Reply with one number: how many lines contain the word "React".

### Raw records
• • • •

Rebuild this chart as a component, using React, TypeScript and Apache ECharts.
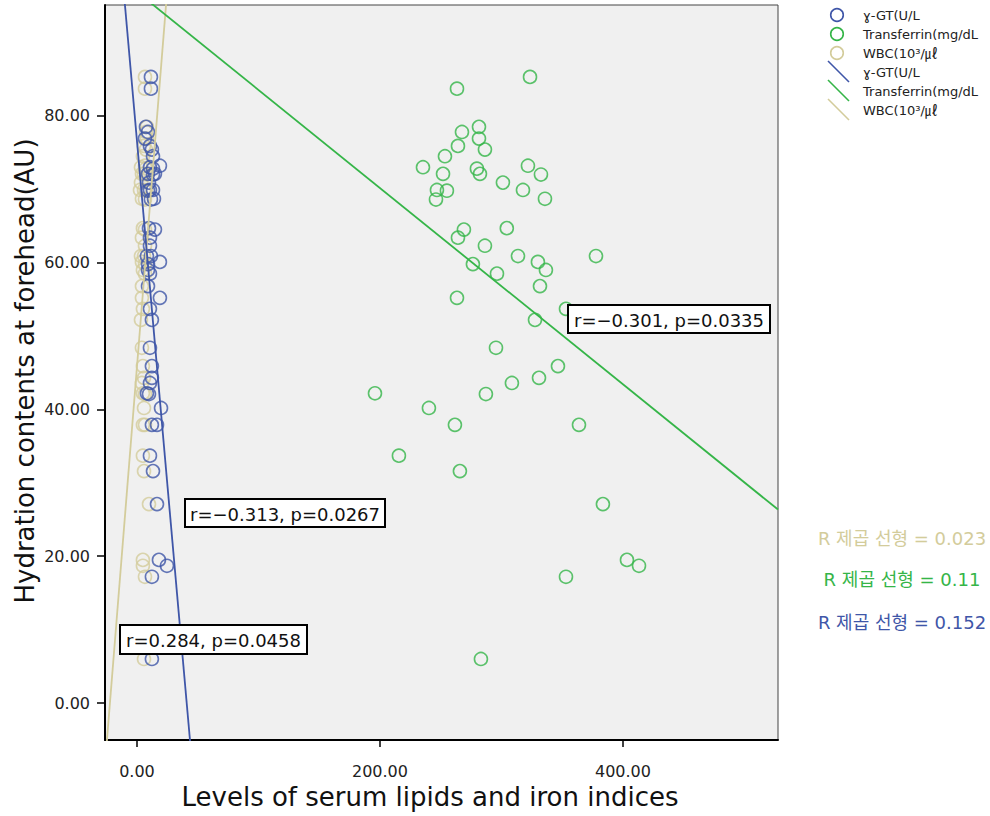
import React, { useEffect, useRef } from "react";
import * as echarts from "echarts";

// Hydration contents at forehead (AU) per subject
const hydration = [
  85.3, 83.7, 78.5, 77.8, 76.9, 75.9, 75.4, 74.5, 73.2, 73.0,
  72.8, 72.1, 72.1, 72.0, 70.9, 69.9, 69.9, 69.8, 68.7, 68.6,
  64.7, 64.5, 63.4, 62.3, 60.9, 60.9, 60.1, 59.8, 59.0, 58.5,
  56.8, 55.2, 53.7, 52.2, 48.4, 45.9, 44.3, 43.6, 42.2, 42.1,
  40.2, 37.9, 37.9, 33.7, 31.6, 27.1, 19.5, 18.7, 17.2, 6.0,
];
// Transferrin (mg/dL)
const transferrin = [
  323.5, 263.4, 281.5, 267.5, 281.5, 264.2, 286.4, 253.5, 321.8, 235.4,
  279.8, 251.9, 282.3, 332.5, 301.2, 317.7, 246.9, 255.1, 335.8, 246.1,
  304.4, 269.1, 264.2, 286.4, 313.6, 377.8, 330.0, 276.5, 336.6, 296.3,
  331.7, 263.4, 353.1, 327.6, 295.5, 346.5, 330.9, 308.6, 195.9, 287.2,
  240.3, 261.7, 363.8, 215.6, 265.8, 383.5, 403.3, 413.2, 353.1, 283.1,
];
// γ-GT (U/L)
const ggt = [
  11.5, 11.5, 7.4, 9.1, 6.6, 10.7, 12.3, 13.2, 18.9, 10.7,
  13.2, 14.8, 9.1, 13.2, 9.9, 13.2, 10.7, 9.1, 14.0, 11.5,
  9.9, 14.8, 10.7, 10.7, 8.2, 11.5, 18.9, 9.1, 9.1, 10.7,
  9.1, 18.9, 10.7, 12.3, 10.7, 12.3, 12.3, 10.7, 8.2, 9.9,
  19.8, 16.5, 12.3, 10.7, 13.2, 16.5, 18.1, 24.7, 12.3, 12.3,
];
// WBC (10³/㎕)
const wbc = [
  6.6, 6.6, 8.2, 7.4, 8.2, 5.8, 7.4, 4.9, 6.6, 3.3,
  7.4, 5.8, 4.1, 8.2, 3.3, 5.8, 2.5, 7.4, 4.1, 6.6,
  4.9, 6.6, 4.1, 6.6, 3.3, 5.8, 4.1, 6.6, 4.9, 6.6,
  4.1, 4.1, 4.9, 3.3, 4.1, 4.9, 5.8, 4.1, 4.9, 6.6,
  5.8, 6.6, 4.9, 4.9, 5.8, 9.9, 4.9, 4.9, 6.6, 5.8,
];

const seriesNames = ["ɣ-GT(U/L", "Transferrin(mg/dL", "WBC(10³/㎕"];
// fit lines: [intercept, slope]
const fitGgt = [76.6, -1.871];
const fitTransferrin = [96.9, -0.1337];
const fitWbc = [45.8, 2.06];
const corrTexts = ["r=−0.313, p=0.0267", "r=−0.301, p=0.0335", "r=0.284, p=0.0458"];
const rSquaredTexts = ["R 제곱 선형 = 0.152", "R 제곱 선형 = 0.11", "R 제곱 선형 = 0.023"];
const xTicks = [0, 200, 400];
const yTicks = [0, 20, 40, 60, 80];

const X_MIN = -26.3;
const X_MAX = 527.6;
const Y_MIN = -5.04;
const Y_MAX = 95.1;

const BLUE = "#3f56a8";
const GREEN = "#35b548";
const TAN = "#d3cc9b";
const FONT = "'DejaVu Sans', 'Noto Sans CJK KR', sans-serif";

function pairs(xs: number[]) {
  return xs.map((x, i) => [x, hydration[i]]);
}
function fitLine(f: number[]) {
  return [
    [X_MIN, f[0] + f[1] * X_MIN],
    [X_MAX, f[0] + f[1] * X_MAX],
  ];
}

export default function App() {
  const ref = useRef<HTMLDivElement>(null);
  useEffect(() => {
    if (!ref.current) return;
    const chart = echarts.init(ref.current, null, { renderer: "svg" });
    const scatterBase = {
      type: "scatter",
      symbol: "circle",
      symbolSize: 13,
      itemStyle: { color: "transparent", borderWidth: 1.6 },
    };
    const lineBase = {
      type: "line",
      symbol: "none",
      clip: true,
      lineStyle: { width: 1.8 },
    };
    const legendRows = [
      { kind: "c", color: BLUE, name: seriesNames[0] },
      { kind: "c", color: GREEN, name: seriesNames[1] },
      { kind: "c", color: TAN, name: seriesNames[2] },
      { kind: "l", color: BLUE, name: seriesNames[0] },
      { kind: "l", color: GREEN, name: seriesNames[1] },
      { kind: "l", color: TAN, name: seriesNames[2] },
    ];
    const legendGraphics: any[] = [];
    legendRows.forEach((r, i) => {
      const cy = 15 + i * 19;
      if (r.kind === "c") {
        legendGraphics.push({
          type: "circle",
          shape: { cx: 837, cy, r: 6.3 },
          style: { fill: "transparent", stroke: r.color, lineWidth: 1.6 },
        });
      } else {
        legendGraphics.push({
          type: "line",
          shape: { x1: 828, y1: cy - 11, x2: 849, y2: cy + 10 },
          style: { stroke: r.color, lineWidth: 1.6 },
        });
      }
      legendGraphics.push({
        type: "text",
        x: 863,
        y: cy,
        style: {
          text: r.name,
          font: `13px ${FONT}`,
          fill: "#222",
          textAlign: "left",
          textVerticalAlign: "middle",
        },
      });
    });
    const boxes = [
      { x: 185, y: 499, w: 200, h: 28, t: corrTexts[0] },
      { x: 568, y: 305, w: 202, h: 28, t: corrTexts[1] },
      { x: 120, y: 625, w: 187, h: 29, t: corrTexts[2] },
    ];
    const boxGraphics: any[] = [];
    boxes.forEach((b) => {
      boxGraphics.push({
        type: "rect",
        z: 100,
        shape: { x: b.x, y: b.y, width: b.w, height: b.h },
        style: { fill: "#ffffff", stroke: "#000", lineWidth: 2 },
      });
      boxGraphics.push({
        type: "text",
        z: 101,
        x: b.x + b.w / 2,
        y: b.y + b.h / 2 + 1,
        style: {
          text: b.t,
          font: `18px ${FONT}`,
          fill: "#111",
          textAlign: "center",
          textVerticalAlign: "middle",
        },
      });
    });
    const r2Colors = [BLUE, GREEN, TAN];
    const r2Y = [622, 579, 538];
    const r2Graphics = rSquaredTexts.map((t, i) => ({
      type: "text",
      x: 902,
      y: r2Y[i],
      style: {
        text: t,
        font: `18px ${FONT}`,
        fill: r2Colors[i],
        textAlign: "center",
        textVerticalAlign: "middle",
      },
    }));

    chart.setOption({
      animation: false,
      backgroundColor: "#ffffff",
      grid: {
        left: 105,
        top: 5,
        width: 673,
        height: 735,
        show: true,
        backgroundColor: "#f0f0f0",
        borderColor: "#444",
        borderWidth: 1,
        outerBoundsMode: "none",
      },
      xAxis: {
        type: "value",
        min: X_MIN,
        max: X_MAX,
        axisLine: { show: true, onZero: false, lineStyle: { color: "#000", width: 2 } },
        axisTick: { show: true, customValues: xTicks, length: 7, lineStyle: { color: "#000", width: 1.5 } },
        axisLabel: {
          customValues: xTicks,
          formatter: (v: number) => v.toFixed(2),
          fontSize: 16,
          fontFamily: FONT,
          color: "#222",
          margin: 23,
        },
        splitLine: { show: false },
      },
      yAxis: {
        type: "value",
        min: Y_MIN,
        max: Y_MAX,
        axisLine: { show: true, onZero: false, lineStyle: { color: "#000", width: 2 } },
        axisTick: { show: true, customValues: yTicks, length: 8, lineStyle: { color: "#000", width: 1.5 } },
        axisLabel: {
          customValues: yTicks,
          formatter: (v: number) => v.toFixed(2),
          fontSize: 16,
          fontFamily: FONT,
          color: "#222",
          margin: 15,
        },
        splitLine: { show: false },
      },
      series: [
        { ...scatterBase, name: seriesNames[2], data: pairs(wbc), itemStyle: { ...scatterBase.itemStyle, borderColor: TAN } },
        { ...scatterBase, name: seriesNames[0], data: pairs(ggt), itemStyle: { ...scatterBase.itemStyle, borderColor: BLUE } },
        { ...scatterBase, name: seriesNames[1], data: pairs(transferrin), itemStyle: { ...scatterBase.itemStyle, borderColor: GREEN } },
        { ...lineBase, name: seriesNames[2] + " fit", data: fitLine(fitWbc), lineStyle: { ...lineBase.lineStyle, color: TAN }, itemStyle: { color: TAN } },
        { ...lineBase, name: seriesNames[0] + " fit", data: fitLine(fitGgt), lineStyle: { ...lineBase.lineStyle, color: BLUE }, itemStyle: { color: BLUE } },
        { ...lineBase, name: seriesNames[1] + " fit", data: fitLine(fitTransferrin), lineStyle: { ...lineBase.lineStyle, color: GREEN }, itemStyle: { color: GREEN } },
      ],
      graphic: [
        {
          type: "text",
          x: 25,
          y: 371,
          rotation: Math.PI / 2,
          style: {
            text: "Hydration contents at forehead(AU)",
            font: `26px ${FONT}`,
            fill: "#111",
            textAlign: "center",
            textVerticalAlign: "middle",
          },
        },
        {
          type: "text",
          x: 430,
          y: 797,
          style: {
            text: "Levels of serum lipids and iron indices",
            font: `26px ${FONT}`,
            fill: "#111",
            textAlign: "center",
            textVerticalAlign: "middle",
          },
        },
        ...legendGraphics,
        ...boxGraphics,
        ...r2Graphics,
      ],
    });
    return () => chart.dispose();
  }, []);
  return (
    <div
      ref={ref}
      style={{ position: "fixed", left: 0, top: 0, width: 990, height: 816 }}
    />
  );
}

• • • •

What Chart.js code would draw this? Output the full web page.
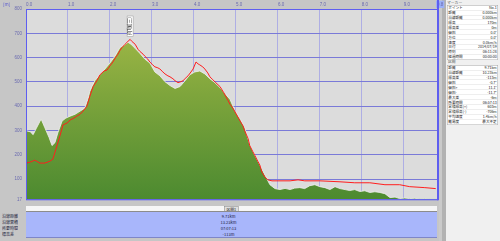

• • • •

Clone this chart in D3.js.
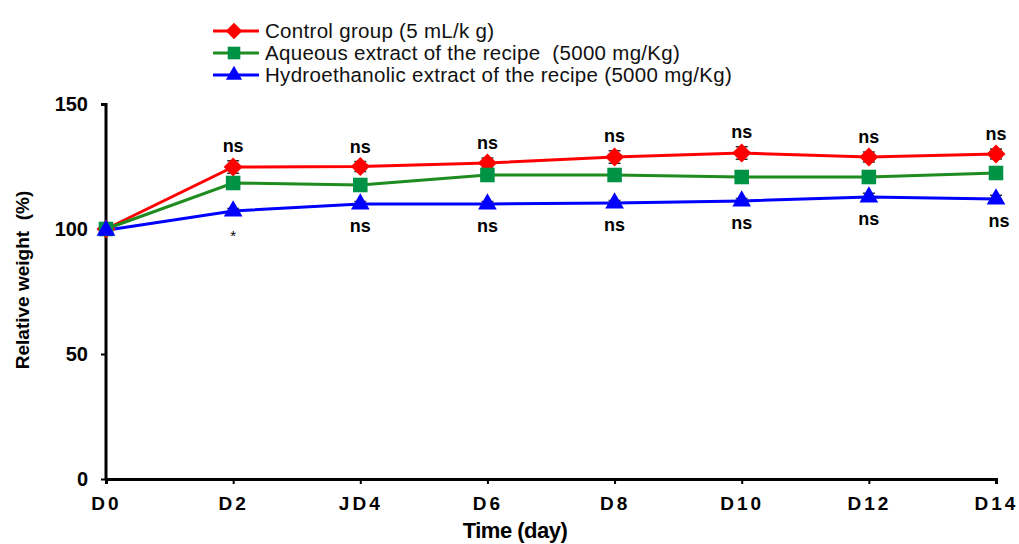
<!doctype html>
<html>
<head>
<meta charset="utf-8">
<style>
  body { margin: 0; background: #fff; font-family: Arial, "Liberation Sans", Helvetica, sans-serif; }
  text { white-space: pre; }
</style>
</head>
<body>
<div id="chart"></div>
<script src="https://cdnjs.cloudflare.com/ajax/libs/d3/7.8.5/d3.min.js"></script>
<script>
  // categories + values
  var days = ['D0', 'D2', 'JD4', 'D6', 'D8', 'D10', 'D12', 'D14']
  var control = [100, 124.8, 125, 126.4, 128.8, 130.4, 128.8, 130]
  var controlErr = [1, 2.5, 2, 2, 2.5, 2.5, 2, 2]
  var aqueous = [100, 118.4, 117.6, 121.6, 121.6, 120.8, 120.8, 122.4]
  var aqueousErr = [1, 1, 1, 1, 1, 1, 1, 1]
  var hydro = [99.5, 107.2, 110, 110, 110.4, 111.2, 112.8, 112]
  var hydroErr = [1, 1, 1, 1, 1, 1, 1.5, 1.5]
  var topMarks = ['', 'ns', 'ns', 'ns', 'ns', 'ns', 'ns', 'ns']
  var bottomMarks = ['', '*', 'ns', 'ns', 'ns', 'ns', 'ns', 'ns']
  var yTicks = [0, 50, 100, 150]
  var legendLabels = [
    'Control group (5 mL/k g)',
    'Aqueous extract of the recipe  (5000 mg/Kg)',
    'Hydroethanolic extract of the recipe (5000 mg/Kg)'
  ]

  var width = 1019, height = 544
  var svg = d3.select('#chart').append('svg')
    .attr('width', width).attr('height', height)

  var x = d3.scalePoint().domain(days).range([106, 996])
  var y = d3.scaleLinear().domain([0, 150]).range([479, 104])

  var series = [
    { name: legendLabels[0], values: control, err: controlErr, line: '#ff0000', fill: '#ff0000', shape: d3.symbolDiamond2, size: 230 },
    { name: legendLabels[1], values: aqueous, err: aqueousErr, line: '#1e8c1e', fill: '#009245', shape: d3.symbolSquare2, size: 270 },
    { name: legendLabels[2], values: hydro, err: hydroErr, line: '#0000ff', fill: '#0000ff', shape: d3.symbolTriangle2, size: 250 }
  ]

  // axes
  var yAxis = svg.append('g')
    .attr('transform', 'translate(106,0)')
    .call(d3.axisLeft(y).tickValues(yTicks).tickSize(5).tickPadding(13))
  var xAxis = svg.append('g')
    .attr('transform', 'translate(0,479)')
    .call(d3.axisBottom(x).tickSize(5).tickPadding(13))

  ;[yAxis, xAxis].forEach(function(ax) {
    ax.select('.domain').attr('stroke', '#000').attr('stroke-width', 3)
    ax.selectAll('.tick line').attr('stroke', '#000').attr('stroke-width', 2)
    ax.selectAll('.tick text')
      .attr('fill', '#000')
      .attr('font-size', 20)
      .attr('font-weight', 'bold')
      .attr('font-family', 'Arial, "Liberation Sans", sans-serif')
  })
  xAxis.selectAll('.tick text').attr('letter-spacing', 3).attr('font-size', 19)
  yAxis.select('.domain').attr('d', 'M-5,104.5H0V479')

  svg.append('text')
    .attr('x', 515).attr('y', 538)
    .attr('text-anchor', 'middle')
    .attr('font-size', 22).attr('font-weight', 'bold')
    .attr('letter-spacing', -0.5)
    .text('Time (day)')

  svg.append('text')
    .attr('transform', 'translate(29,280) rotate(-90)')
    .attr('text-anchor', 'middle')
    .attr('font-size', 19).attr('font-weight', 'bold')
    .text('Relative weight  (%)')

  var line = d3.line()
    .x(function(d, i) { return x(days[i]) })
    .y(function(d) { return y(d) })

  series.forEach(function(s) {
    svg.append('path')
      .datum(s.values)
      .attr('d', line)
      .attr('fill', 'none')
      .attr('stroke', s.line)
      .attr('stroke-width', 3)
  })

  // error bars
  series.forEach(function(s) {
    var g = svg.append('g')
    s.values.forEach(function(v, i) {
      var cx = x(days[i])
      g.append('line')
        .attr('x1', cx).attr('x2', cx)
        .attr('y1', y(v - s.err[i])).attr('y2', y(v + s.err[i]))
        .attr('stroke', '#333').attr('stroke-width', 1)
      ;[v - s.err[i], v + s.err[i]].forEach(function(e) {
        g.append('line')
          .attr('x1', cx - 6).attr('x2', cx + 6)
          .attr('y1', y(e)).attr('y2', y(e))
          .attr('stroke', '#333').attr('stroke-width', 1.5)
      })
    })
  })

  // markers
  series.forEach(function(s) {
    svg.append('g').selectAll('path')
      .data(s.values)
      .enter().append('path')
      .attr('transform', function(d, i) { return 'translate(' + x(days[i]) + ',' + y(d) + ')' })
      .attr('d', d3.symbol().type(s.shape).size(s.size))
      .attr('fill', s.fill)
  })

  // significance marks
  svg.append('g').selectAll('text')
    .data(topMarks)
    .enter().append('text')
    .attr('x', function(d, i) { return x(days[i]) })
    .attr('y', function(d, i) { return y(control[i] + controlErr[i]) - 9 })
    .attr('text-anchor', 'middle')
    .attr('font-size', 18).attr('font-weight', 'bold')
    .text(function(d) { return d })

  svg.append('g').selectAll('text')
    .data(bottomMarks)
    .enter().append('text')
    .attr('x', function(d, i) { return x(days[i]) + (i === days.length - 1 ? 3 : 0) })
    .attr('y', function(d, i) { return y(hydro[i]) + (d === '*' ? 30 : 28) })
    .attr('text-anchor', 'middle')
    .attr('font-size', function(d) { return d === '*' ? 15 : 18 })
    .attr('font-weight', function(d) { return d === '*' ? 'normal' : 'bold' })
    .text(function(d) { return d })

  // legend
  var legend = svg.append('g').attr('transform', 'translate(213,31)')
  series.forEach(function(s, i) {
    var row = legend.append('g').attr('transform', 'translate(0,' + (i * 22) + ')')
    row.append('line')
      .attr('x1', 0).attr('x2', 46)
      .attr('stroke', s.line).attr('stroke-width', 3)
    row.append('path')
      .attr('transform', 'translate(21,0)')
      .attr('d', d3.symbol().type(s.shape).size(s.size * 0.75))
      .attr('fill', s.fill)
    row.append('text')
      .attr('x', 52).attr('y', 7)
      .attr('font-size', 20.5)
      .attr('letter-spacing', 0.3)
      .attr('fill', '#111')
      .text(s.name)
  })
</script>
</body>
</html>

• • • •

### The output
2